- _Aim of the exercise_
Exactly the lines from the one with "Reproduce this diagram with TikZ." through the one with "(l3) at (1411,360)" should be returned, both ends included and nothing else. Omit any pictures.

== Stored rows ==

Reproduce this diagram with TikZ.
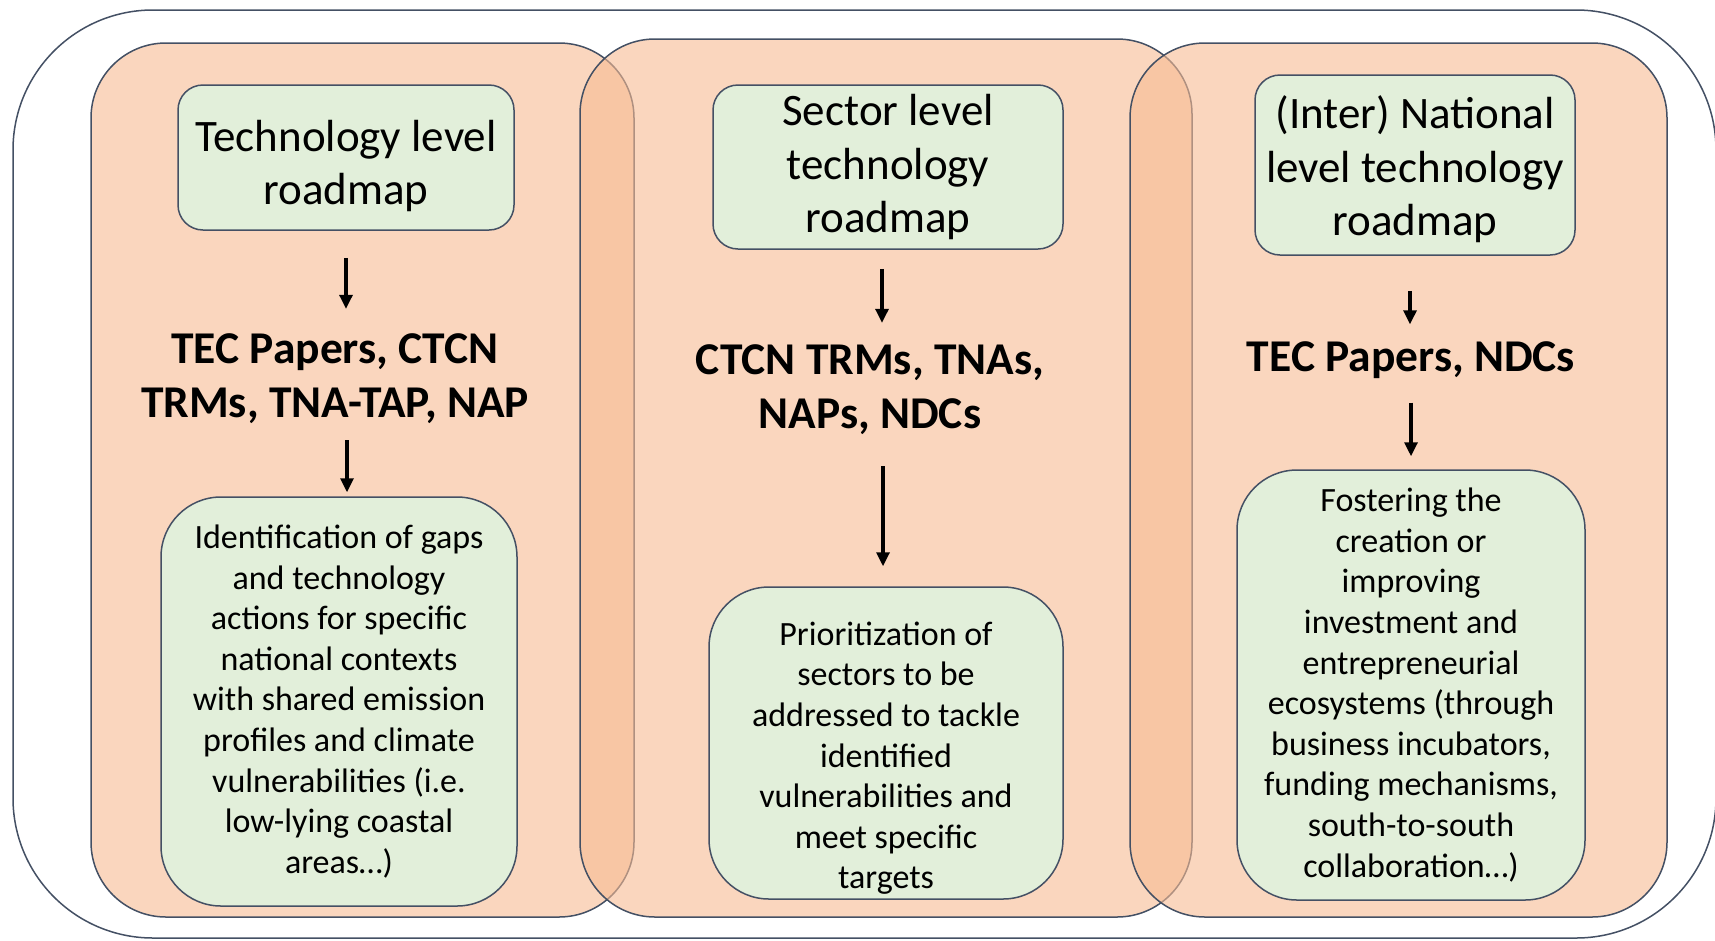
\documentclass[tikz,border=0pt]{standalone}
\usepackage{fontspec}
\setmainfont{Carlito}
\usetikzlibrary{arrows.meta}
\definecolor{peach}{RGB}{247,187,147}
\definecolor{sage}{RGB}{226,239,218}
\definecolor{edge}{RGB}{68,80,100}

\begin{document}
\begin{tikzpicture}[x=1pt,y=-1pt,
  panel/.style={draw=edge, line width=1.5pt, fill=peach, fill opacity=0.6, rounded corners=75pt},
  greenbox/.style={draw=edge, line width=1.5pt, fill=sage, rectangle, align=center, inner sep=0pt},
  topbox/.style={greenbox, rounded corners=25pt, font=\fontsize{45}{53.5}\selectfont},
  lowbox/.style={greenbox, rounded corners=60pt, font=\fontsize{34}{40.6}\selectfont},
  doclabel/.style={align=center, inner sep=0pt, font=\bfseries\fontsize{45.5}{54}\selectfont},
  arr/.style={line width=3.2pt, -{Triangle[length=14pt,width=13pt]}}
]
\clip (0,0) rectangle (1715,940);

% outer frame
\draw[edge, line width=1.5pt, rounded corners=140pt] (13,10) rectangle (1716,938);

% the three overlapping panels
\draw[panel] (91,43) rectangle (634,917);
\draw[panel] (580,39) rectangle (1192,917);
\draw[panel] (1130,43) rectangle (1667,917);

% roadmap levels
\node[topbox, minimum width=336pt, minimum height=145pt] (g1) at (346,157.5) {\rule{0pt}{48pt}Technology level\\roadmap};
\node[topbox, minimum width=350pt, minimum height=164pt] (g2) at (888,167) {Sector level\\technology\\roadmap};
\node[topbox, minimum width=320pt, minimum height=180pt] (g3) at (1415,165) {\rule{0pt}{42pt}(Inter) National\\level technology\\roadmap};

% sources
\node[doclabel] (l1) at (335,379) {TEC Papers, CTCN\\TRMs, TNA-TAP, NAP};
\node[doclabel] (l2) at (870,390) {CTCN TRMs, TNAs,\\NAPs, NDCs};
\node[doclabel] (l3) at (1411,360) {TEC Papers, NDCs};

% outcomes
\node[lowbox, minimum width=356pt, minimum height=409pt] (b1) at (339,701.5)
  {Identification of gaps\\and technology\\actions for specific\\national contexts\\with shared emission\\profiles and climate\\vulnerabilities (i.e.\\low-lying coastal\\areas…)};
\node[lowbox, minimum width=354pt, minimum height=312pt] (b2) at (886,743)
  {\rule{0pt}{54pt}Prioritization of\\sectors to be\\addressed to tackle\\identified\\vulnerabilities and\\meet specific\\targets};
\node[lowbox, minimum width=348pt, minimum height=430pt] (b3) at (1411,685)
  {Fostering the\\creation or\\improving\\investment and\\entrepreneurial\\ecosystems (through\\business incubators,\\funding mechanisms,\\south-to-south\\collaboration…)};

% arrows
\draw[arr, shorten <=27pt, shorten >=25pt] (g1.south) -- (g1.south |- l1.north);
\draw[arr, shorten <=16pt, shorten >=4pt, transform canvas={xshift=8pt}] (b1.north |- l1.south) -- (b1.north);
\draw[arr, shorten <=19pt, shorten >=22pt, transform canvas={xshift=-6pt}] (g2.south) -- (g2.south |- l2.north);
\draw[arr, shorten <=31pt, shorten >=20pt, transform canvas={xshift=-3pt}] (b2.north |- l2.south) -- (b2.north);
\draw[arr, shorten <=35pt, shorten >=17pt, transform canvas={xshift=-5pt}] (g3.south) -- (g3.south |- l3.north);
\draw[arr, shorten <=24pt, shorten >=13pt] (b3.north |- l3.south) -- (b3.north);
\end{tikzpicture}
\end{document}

===
== Stored rows ==

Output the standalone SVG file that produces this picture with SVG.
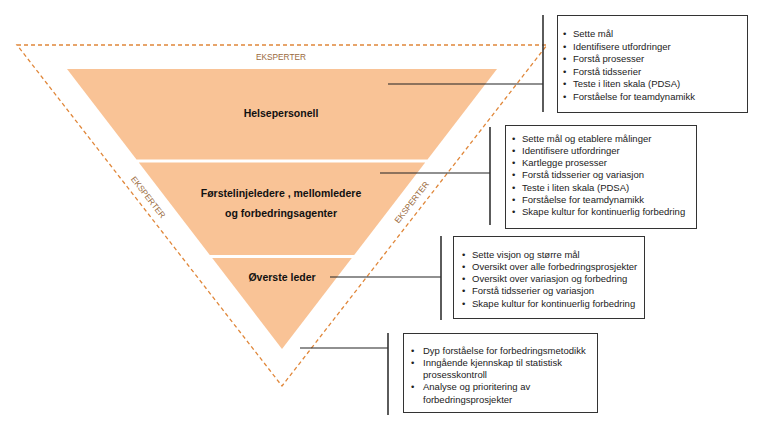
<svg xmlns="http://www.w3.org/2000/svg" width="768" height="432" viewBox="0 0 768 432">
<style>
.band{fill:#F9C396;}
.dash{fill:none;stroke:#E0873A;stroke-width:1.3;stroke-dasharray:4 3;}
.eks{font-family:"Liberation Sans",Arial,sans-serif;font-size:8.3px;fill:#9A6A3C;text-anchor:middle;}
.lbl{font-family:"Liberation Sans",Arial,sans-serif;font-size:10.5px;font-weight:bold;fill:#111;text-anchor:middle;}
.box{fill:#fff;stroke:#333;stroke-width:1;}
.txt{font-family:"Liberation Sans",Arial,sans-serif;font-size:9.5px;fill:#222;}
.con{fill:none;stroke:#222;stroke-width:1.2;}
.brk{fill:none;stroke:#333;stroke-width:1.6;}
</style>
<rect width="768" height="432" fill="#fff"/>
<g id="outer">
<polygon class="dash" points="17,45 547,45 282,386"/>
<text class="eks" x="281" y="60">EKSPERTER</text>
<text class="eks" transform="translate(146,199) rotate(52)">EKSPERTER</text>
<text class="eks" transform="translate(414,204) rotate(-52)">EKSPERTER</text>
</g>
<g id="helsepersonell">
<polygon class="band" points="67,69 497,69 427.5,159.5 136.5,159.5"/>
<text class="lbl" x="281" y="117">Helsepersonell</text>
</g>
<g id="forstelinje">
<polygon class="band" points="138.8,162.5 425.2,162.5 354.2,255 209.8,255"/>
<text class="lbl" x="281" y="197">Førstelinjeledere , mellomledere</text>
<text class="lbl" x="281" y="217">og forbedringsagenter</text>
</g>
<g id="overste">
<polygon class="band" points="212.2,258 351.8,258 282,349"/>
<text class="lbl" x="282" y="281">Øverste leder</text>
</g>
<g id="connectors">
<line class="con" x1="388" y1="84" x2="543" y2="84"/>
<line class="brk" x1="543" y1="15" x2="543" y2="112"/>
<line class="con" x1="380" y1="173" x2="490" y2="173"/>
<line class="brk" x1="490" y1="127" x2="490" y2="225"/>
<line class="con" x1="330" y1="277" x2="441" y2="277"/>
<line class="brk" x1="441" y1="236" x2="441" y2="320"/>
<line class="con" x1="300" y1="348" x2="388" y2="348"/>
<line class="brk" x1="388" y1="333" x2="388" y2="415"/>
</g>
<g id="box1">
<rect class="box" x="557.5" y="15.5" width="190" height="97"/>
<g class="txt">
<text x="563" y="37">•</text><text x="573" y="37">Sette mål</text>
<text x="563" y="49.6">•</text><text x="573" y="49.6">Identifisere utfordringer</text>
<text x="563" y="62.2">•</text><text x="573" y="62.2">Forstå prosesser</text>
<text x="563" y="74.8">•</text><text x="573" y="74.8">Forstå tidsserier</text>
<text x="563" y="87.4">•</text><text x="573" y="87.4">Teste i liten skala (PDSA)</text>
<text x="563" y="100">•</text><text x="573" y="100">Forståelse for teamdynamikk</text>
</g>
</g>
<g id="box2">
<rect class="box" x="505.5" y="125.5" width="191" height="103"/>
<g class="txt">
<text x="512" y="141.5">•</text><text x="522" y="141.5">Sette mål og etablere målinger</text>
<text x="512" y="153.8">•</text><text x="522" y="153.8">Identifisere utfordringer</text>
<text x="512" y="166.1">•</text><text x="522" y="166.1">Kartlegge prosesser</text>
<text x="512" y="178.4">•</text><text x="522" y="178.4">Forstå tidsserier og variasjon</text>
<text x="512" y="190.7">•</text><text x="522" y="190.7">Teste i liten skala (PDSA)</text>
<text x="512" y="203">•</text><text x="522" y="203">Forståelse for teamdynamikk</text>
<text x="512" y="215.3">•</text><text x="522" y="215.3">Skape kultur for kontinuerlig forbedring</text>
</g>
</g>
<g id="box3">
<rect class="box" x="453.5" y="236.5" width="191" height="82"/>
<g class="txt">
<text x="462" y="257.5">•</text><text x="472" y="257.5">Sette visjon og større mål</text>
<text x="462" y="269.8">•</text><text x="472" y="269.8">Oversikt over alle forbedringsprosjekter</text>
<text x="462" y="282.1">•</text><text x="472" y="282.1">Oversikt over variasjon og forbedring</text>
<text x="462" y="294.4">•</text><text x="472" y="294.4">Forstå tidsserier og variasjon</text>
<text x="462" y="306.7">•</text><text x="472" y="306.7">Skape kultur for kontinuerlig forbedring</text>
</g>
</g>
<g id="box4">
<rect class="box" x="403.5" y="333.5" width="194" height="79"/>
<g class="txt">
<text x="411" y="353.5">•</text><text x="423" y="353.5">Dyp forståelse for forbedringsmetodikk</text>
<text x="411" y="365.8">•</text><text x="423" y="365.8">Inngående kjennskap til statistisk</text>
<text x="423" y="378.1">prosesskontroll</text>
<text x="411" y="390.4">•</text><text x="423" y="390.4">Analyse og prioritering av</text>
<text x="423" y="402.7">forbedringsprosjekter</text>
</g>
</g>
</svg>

===

- _Result of this exercise_
Reproduce this diagram with TikZ.
\documentclass[tikz,border=0pt]{standalone}
\usepackage{fontspec}
\setmainfont{Carlito}
\usetikzlibrary{arrows.meta}
\definecolor{peach}{RGB}{247,187,147}
\definecolor{sage}{RGB}{226,239,218}
\definecolor{edge}{RGB}{68,80,100}

\begin{document}
\begin{tikzpicture}[x=1pt,y=-1pt,
  panel/.style={draw=edge, line width=1.5pt, fill=peach, fill opacity=0.6, rounded corners=75pt},
  greenbox/.style={draw=edge, line width=1.5pt, fill=sage, rectangle, align=center, inner sep=0pt},
  topbox/.style={greenbox, rounded corners=25pt, font=\fontsize{45}{53.5}\selectfont},
  lowbox/.style={greenbox, rounded corners=60pt, font=\fontsize{34}{40.6}\selectfont},
  doclabel/.style={align=center, inner sep=0pt, font=\bfseries\fontsize{45.5}{54}\selectfont},
  arr/.style={line width=3.2pt, -{Triangle[length=14pt,width=13pt]}}
]
\clip (0,0) rectangle (1715,940);

% outer frame
\draw[edge, line width=1.5pt, rounded corners=140pt] (13,10) rectangle (1716,938);

% the three overlapping panels
\draw[panel] (91,43) rectangle (634,917);
\draw[panel] (580,39) rectangle (1192,917);
\draw[panel] (1130,43) rectangle (1667,917);

% roadmap levels
\node[topbox, minimum width=336pt, minimum height=145pt] (g1) at (346,157.5) {\rule{0pt}{48pt}Technology level\\roadmap};
\node[topbox, minimum width=350pt, minimum height=164pt] (g2) at (888,167) {Sector level\\technology\\roadmap};
\node[topbox, minimum width=320pt, minimum height=180pt] (g3) at (1415,165) {\rule{0pt}{42pt}(Inter) National\\level technology\\roadmap};

% sources
\node[doclabel] (l1) at (335,379) {TEC Papers, CTCN\\TRMs, TNA-TAP, NAP};
\node[doclabel] (l2) at (870,390) {CTCN TRMs, TNAs,\\NAPs, NDCs};
\node[doclabel] (l3) at (1411,360) {TEC Papers, NDCs};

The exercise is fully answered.